My parent’s relationship has its own unique and interesting twists. Mom shadows dad at times, afraid I suppose:  and will often tell him not to do things, then the war is on  and he will get mad and do them anyway in spite I suppose. When he is mad at mom he will turn her high school picture around and their wedding picture to face them against the wall and then he will tell us kids the story of how she went to the rest home and had an affair on him. (One day I got so frustrated I told dad the man had died. Now he thinks god got the man back for taking his wife away.) Oh well we cannot win for losing some days. Mom just shakes her head, I put her picture back up and the next day he will be carrying it around and telling everyone what a beautiful wife he has. The most beautiful day I had was the day he took it with him, the day mom got to come home. I took dad along when we went to pick her up at the rest home. But on the same breath that is the day all hell broke loose because that is the day he showed the picture to a man and said “have you seen my beautiful wife”.  And the man said “please don’t take her home she always has a smile for everyone and we would miss her. That is the day dad thought she was running around on him. God bless my father and mother. And thank god that when dad said you work too hard to take care of us , I knew in my heart I do not work hard enough, and when he said   “I am such a burden “ My husband reminded him of all the times he took care of us.
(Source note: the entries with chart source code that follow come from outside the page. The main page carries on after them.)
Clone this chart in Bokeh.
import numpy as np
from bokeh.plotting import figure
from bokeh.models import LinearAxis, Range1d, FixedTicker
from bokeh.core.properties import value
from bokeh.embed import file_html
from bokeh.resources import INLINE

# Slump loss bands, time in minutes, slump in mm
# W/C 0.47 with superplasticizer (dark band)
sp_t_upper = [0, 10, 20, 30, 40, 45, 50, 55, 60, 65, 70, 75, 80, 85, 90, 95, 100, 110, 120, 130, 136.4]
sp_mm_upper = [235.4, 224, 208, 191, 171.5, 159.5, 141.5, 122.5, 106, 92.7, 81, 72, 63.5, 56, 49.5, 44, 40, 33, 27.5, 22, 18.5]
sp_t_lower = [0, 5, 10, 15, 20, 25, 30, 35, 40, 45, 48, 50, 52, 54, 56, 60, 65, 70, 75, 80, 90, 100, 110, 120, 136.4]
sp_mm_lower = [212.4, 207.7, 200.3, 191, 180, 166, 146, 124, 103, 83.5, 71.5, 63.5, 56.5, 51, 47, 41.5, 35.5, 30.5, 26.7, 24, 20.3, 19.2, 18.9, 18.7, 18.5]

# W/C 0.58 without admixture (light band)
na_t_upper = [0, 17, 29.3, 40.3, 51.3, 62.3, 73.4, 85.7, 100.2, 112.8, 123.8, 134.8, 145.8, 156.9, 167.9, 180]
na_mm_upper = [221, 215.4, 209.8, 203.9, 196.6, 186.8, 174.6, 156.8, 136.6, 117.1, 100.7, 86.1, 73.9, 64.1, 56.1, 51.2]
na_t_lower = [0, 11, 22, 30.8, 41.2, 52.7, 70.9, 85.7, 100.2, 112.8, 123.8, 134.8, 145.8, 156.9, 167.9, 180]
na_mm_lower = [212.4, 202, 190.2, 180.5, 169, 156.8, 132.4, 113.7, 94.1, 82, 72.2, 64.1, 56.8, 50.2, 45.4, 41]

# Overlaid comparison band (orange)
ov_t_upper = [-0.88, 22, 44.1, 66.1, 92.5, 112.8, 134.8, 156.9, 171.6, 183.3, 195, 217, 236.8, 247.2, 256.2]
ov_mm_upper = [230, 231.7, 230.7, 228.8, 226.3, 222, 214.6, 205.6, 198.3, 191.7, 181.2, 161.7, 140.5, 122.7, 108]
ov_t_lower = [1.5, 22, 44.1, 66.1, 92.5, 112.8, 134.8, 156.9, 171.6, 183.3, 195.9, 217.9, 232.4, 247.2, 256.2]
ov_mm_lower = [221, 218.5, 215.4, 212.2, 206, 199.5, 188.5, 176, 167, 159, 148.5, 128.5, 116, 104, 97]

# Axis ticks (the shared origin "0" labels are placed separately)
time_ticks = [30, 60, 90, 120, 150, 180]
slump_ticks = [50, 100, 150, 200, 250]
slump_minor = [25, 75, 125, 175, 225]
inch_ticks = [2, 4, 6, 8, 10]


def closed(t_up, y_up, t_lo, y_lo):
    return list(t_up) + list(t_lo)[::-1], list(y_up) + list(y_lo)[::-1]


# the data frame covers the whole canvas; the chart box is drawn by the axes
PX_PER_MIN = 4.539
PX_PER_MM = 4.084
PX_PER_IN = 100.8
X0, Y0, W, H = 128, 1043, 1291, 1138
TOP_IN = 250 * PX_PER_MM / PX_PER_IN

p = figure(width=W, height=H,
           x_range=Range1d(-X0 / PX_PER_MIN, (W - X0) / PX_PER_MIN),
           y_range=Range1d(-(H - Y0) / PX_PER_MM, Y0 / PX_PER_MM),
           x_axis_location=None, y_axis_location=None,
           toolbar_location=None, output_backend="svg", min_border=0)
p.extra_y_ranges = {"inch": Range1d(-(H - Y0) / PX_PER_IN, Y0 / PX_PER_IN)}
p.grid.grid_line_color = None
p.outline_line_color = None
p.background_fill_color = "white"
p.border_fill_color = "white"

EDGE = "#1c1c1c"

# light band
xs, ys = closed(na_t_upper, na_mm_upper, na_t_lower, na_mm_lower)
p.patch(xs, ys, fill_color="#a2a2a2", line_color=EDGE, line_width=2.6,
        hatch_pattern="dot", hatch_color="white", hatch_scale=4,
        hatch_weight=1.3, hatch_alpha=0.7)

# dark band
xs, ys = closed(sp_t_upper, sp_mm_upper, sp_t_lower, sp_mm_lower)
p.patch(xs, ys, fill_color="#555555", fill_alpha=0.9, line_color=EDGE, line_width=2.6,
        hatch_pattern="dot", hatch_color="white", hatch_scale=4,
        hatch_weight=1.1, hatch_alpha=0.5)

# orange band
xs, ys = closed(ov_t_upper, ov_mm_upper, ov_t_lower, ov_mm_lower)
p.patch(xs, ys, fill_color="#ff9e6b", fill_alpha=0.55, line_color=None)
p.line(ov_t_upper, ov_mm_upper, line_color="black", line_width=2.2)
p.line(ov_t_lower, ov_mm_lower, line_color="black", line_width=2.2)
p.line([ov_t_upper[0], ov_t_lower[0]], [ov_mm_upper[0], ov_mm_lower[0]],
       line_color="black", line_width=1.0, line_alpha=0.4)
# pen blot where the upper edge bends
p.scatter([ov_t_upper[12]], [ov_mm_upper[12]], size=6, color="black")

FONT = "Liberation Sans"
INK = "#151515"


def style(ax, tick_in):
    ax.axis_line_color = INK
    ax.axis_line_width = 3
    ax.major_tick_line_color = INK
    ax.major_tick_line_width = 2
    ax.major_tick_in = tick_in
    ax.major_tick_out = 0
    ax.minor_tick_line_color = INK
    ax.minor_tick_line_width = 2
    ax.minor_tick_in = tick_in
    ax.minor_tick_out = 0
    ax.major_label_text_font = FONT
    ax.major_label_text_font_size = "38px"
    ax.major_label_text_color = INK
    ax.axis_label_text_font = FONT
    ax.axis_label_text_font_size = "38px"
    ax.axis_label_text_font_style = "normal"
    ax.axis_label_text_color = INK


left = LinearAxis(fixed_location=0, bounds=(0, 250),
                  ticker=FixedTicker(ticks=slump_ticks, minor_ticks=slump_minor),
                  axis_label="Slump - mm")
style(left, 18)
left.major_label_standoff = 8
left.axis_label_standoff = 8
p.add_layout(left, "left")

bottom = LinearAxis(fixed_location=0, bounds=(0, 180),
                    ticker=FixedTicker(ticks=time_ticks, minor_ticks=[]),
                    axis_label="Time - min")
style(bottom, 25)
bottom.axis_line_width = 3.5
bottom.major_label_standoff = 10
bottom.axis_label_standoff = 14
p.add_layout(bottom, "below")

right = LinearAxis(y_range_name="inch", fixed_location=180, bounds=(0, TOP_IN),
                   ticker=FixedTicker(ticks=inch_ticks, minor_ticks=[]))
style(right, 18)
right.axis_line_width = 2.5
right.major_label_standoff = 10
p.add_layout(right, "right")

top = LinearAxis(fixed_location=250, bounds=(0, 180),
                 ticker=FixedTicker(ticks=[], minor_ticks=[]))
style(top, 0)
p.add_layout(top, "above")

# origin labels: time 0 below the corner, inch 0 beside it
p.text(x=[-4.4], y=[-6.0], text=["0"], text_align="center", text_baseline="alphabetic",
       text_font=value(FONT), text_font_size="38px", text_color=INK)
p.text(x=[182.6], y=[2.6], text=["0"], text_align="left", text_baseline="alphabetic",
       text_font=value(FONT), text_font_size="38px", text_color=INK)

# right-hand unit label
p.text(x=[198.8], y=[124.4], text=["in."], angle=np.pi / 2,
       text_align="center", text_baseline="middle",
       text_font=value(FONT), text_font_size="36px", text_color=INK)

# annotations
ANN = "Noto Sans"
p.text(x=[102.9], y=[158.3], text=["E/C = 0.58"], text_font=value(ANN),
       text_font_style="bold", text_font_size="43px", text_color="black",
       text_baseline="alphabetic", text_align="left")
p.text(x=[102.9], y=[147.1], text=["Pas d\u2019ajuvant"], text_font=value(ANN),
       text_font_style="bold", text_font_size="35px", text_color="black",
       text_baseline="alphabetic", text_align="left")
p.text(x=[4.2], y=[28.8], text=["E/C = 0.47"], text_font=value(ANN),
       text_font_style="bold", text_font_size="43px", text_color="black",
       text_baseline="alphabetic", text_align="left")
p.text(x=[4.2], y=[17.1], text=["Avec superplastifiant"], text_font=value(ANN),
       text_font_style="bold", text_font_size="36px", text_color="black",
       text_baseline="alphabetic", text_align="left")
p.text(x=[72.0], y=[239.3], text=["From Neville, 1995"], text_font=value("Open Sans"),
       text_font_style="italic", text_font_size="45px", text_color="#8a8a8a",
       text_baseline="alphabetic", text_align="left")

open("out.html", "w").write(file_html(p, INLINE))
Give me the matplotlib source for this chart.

That day I told dad the story of how when I was a child and he stayed up all night because I had the measles and I was never a burden to neither him nor him a burden to me. But when I said measles he said ya and rubella too.”  Reminding me that I had numerous childhood illness  that kept my parents up all night and I never heard one complaint from them as they lowered my fever and tucked me back in.  No it is not a burden in the sense that I have ever regretted stepping up to the plate to keep mom and dad in their home. But man there are days I am glad my husband or a nurse shows up so I can shut the door to the bedroom and let out a swear word or two then play a game or write for a bit.